** BEGIN **

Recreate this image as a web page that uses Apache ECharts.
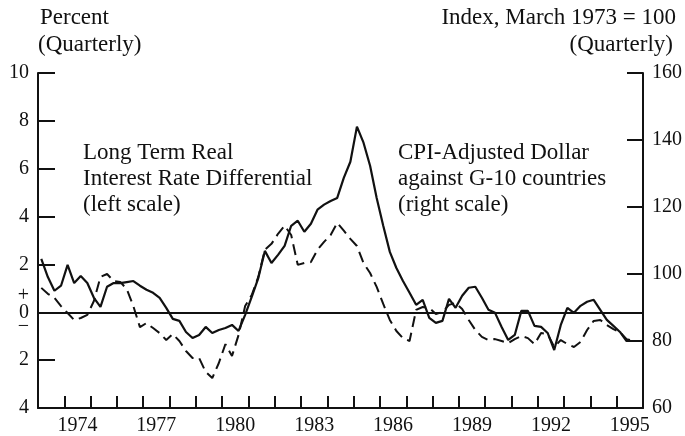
<!DOCTYPE html>
<html>
<head>
<meta charset="utf-8">
<script src="https://cdn.jsdelivr.net/npm/echarts@6/dist/echarts.min.js"></script>
<style>
html,body{margin:0;padding:0;background:#fff;}
#chart{width:685px;height:436px;}
</style>
</head>
<body>
<div id="chart"></div>
<script>
// Quarterly observations, 1973Q1 .. 1995Q4
const years = [1973,1974,1975,1976,1977,1978,1979,1980,1981,1982,1983,1984,1985,1986,1987,1988,1989,1990,1991,1992,1993,1994,1995];

// CPI-Adjusted Dollar against G-10 countries (right scale, index March 1973 = 100)
const dollarIndex = [
  104.5, 99.1, 95.0, 96.5, 102.7, 97.3, 99.4, 97.3, 92.9, 90.2,
  96.2, 97.3, 97.3, 97.6, 97.9, 96.5, 95.3, 94.4, 92.9, 89.9,
  86.6, 86.0, 82.7, 80.9, 81.8, 84.2, 82.4, 83.3, 83.9, 84.8,
  83.0, 87.8, 93.2, 98.8, 106.9, 103.3, 105.7, 108.4, 114.4, 115.9,
  112.6, 115.0, 119.2, 120.7, 121.8, 122.7, 128.7, 133.5, 144.0, 139.2,
  132.3, 122.7, 114.4, 106.6, 101.8, 97.9, 94.4, 90.8, 92.3, 86.9,
  85.4, 86.0, 92.6, 89.9, 93.5, 95.9, 96.2, 92.9, 89.3, 88.4,
  84.2, 80.3, 81.8, 89.0, 89.0, 84.5, 84.2, 82.4, 77.3, 84.8,
  89.9, 88.4, 90.5, 91.7, 92.3, 89.3, 86.3, 84.5, 82.7, 80.0,
  80.0, 80.0
];

// Long Term Real Interest Rate Differential (left scale, percent)
const rateDiff = [
  1.02, 0.77, 0.60, 0.26, -0.03, -0.32, -0.24, -0.11, 0.47, 1.48,
  1.60, 1.31, 1.27, 0.97, 0.26, -0.62, -0.45, -0.66, -0.87, -1.16,
  -0.91, -1.20, -1.62, -1.91, -1.91, -2.49, -2.75, -2.12, -1.33, -1.83,
  -0.95, 0.26, 0.72, 1.48, 2.61, 2.86, 3.28, 3.62, 3.23, 1.98,
  2.06, 2.10, 2.61, 2.94, 3.23, 3.74, 3.41, 3.07, 2.77, 2.06,
  1.64, 1.06, 0.35, -0.32, -0.78, -1.08, -1.20, 0.10, 0.22, 0.18,
  -0.07, 0.01, 0.31, 0.39, 0.14, -0.32, -0.74, -1.03, -1.16, -1.12,
  -1.20, -1.29, -1.12, -0.99, -1.08, -1.33, -0.87, -0.91, -1.45, -1.16,
  -1.33, -1.45, -1.24, -0.74, -0.36, -0.32, -0.53, -0.70, -0.83, -1.12,
  -1.20, -1.20
];

// Axis ticks and labels
const xTickYears = [1974,1975,1976,1977,1978,1979,1980,1981,1982,1983,1984,1985,1986,1987,1988,1989,1990,1991,1992,1993,1994,1995];
const xLabelYears = [1974,1977,1980,1983,1986,1989,1992,1995];
const leftLabelValues = [-4,-2,-0.62,0,0.68,2,4,6,8,10];
const leftLabelTexts  = ['4','2','\u2212','0','+','2','4','6','8','10'];
const leftTickValues = [-2,2,4,6,8,10];
const rightTickValues = [80,100,120,140,160];

// quarter positions (mid-quarter)
const quarterPos = [];
years.forEach(y => { for (let q = 0; q < 4; q++) quarterPos.push(y + (q + 0.5) / 4); });

const FONT = 'Liberation Serif';
const INK = '#111';
const TFONT = '23px "' + FONT + '"';

const chart = echarts.init(document.getElementById('chart'), null, {renderer: 'canvas'});

const option = {
  animation: false,
  backgroundColor: '#fff',
  grid: {left: 38, right: 42, top: 73, bottom: 28, containLabel: false, outerBoundsMode: 'none'},
  xAxis: {
    type: 'value', min: 1973, max: 1996,
    axisLine: {show: true, onZero: false, lineStyle: {color: INK, width: 2}},
    axisTick: {show: true, inside: true, length: 12, customValues: xTickYears, lineStyle: {color: INK, width: 2}},
    axisLabel: {
      show: true, customValues: xLabelYears.map(y => y + 0.5),
      formatter: v => String(Math.floor(v)),
      color: INK, fontFamily: FONT, fontSize: 20, margin: 8
    },
    splitLine: {show: false}
  },
  yAxis: [
    {
      type: 'value', position: 'left', min: -4, max: 10, interval: 2,
      axisLine: {show: true, onZero: false, lineStyle: {color: INK, width: 2}},
      axisTick: {show: true, inside: true, length: 17, customValues: leftTickValues, lineStyle: {color: INK, width: 2}},
      axisLabel: {
        show: true, customValues: leftLabelValues,
        formatter: v => {
          const k = leftLabelValues.findIndex(x => Math.abs(x - v) < 1e-6);
          return k >= 0 ? leftLabelTexts[k] : '';
        },
        color: INK, fontFamily: FONT, fontSize: 20, margin: 9
      },
      splitLine: {show: false}
    },
    {
      type: 'value', position: 'right', min: 60, max: 160, interval: 20,
      axisLine: {show: true, onZero: false, lineStyle: {color: INK, width: 2}},
      axisTick: {show: true, inside: true, length: 16, customValues: rightTickValues, lineStyle: {color: INK, width: 2}},
      axisLabel: {show: true, color: INK, fontFamily: FONT, fontSize: 20, margin: 9},
      splitLine: {show: false}
    }
  ],
  series: [
    {
      name: 'Long Term Real Interest Rate Differential',
      type: 'line', yAxisIndex: 0,
      data: rateDiff.map((v, i) => [quarterPos[i], v]),
      showSymbol: false, symbol: 'none',
      lineStyle: {color: INK, width: 2, type: [11, 6]},
      markLine: {
        silent: true, symbol: 'none', label: {show: false},
        lineStyle: {color: INK, width: 2, type: 'solid'},
        data: [{yAxis: 0}]
      },
      z: 3
    },
    {
      name: 'CPI-Adjusted Dollar',
      type: 'line', yAxisIndex: 1,
      data: dollarIndex.map((v, i) => [quarterPos[i], v]),
      showSymbol: false, symbol: 'none',
      lineStyle: {color: INK, width: 2.2, type: 'solid'},
      z: 4
    }
  ],
  graphic: [
    {type: 'text', left: 40, top: 6, style: {text: 'Percent', font: TFONT, fill: INK}},
    {type: 'text', left: 38, top: 33, style: {text: '(Quarterly)', font: TFONT, fill: INK}},
    {type: 'text', right: 9, top: 6, style: {text: 'Index, March 1973 = 100', font: TFONT, fill: INK}},
    {type: 'text', right: 12, top: 33, style: {text: '(Quarterly)', font: TFONT, fill: INK}},
    {type: 'text', left: 83, top: 141, style: {text: 'Long Term Real', font: TFONT, fill: INK}},
    {type: 'text', left: 83, top: 167, style: {text: 'Interest Rate Differential', font: TFONT, fill: INK}},
    {type: 'text', left: 83, top: 193, style: {text: '(left scale)', font: TFONT, fill: INK}},
    {type: 'text', left: 398, top: 141, style: {text: 'CPI-Adjusted Dollar', font: TFONT, fill: INK}},
    {type: 'text', left: 398, top: 167, style: {text: 'against G-10 countries', font: TFONT, fill: INK}},
    {type: 'text', left: 398, top: 193, style: {text: '(right scale)', font: TFONT, fill: INK}}
  ]
};

chart.setOption(option);
</script>
</body>
</html>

** END **

**Exercise details**:
Exactly as written, return every line of the listing, but not the pictures.

**The completed task**:
Recreate this image as a web page that uses Apache ECharts.
<!DOCTYPE html>
<html>
<head>
<meta charset="utf-8">
<script src="https://cdn.jsdelivr.net/npm/echarts@6/dist/echarts.min.js"></script>
<style>
html,body{margin:0;padding:0;background:#fff;}
#chart{width:685px;height:436px;}
</style>
</head>
<body>
<div id="chart"></div>
<script>
// Quarterly observations, 1973Q1 .. 1995Q4
const years = [1973,1974,1975,1976,1977,1978,1979,1980,1981,1982,1983,1984,1985,1986,1987,1988,1989,1990,1991,1992,1993,1994,1995];

// CPI-Adjusted Dollar against G-10 countries (right scale, index March 1973 = 100)
const dollarIndex = [
  104.5, 99.1, 95.0, 96.5, 102.7, 97.3, 99.4, 97.3, 92.9, 90.2,
  96.2, 97.3, 97.3, 97.6, 97.9, 96.5, 95.3, 94.4, 92.9, 89.9,
  86.6, 86.0, 82.7, 80.9, 81.8, 84.2, 82.4, 83.3, 83.9, 84.8,
  83.0, 87.8, 93.2, 98.8, 106.9, 103.3, 105.7, 108.4, 114.4, 115.9,
  112.6, 115.0, 119.2, 120.7, 121.8, 122.7, 128.7, 133.5, 144.0, 139.2,
  132.3, 122.7, 114.4, 106.6, 101.8, 97.9, 94.4, 90.8, 92.3, 86.9,
  85.4, 86.0, 92.6, 89.9, 93.5, 95.9, 96.2, 92.9, 89.3, 88.4,
  84.2, 80.3, 81.8, 89.0, 89.0, 84.5, 84.2, 82.4, 77.3, 84.8,
  89.9, 88.4, 90.5, 91.7, 92.3, 89.3, 86.3, 84.5, 82.7, 80.0,
  80.0, 80.0
];

// Long Term Real Interest Rate Differential (left scale, percent)
const rateDiff = [
  1.02, 0.77, 0.60, 0.26, -0.03, -0.32, -0.24, -0.11, 0.47, 1.48,
  1.60, 1.31, 1.27, 0.97, 0.26, -0.62, -0.45, -0.66, -0.87, -1.16,
  -0.91, -1.20, -1.62, -1.91, -1.91, -2.49, -2.75, -2.12, -1.33, -1.83,
  -0.95, 0.26, 0.72, 1.48, 2.61, 2.86, 3.28, 3.62, 3.23, 1.98,
  2.06, 2.10, 2.61, 2.94, 3.23, 3.74, 3.41, 3.07, 2.77, 2.06,
  1.64, 1.06, 0.35, -0.32, -0.78, -1.08, -1.20, 0.10, 0.22, 0.18,
  -0.07, 0.01, 0.31, 0.39, 0.14, -0.32, -0.74, -1.03, -1.16, -1.12,
  -1.20, -1.29, -1.12, -0.99, -1.08, -1.33, -0.87, -0.91, -1.45, -1.16,
  -1.33, -1.45, -1.24, -0.74, -0.36, -0.32, -0.53, -0.70, -0.83, -1.12,
  -1.20, -1.20
];

// Axis ticks and labels
const xTickYears = [1974,1975,1976,1977,1978,1979,1980,1981,1982,1983,1984,1985,1986,1987,1988,1989,1990,1991,1992,1993,1994,1995];
const xLabelYears = [1974,1977,1980,1983,1986,1989,1992,1995];
const leftLabelValues = [-4,-2,-0.62,0,0.68,2,4,6,8,10];
const leftLabelTexts  = ['4','2','\u2212','0','+','2','4','6','8','10'];
const leftTickValues = [-2,2,4,6,8,10];
const rightTickValues = [80,100,120,140,160];

// quarter positions (mid-quarter)
const quarterPos = [];
years.forEach(y => { for (let q = 0; q < 4; q++) quarterPos.push(y + (q + 0.5) / 4); });

const FONT = 'Liberation Serif';
const INK = '#111';
const TFONT = '23px "' + FONT + '"';

const chart = echarts.init(document.getElementById('chart'), null, {renderer: 'canvas'});

const option = {
  animation: false,
  backgroundColor: '#fff',
  grid: {left: 38, right: 42, top: 73, bottom: 28, containLabel: false, outerBoundsMode: 'none'},
  xAxis: {
    type: 'value', min: 1973, max: 1996,
    axisLine: {show: true, onZero: false, lineStyle: {color: INK, width: 2}},
    axisTick: {show: true, inside: true, length: 12, customValues: xTickYears, lineStyle: {color: INK, width: 2}},
    axisLabel: {
      show: true, customValues: xLabelYears.map(y => y + 0.5),
      formatter: v => String(Math.floor(v)),
      color: INK, fontFamily: FONT, fontSize: 20, margin: 8
    },
    splitLine: {show: false}
  },
  yAxis: [
    {
      type: 'value', position: 'left', min: -4, max: 10, interval: 2,
      axisLine: {show: true, onZero: false, lineStyle: {color: INK, width: 2}},
      axisTick: {show: true, inside: true, length: 17, customValues: leftTickValues, lineStyle: {color: INK, width: 2}},
      axisLabel: {
        show: true, customValues: leftLabelValues,
        formatter: v => {
          const k = leftLabelValues.findIndex(x => Math.abs(x - v) < 1e-6);
          return k >= 0 ? leftLabelTexts[k] : '';
        },
        color: INK, fontFamily: FONT, fontSize: 20, margin: 9
      },
      splitLine: {show: false}
    },
    {
      type: 'value', position: 'right', min: 60, max: 160, interval: 20,
      axisLine: {show: true, onZero: false, lineStyle: {color: INK, width: 2}},
      axisTick: {show: true, inside: true, length: 16, customValues: rightTickValues, lineStyle: {color: INK, width: 2}},
      axisLabel: {show: true, color: INK, fontFamily: FONT, fontSize: 20, margin: 9},
      splitLine: {show: false}
    }
  ],
  series: [
    {
      name: 'Long Term Real Interest Rate Differential',
      type: 'line', yAxisIndex: 0,
      data: rateDiff.map((v, i) => [quarterPos[i], v]),
      showSymbol: false, symbol: 'none',
      lineStyle: {color: INK, width: 2, type: [11, 6]},
      markLine: {
        silent: true, symbol: 'none', label: {show: false},
        lineStyle: {color: INK, width: 2, type: 'solid'},
        data: [{yAxis: 0}]
      },
      z: 3
    },
    {
      name: 'CPI-Adjusted Dollar',
      type: 'line', yAxisIndex: 1,
      data: dollarIndex.map((v, i) => [quarterPos[i], v]),
      showSymbol: false, symbol: 'none',
      lineStyle: {color: INK, width: 2.2, type: 'solid'},
      z: 4
    }
  ],
  graphic: [
    {type: 'text', left: 40, top: 6, style: {text: 'Percent', font: TFONT, fill: INK}},
    {type: 'text', left: 38, top: 33, style: {text: '(Quarterly)', font: TFONT, fill: INK}},
    {type: 'text', right: 9, top: 6, style: {text: 'Index, March 1973 = 100', font: TFONT, fill: INK}},
    {type: 'text', right: 12, top: 33, style: {text: '(Quarterly)', font: TFONT, fill: INK}},
    {type: 'text', left: 83, top: 141, style: {text: 'Long Term Real', font: TFONT, fill: INK}},
    {type: 'text', left: 83, top: 167, style: {text: 'Interest Rate Differential', font: TFONT, fill: INK}},
    {type: 'text', left: 83, top: 193, style: {text: '(left scale)', font: TFONT, fill: INK}},
    {type: 'text', left: 398, top: 141, style: {text: 'CPI-Adjusted Dollar', font: TFONT, fill: INK}},
    {type: 'text', left: 398, top: 167, style: {text: 'against G-10 countries', font: TFONT, fill: INK}},
    {type: 'text', left: 398, top: 193, style: {text: '(right scale)', font: TFONT, fill: INK}}
  ]
};

chart.setOption(option);
</script>
</body>
</html>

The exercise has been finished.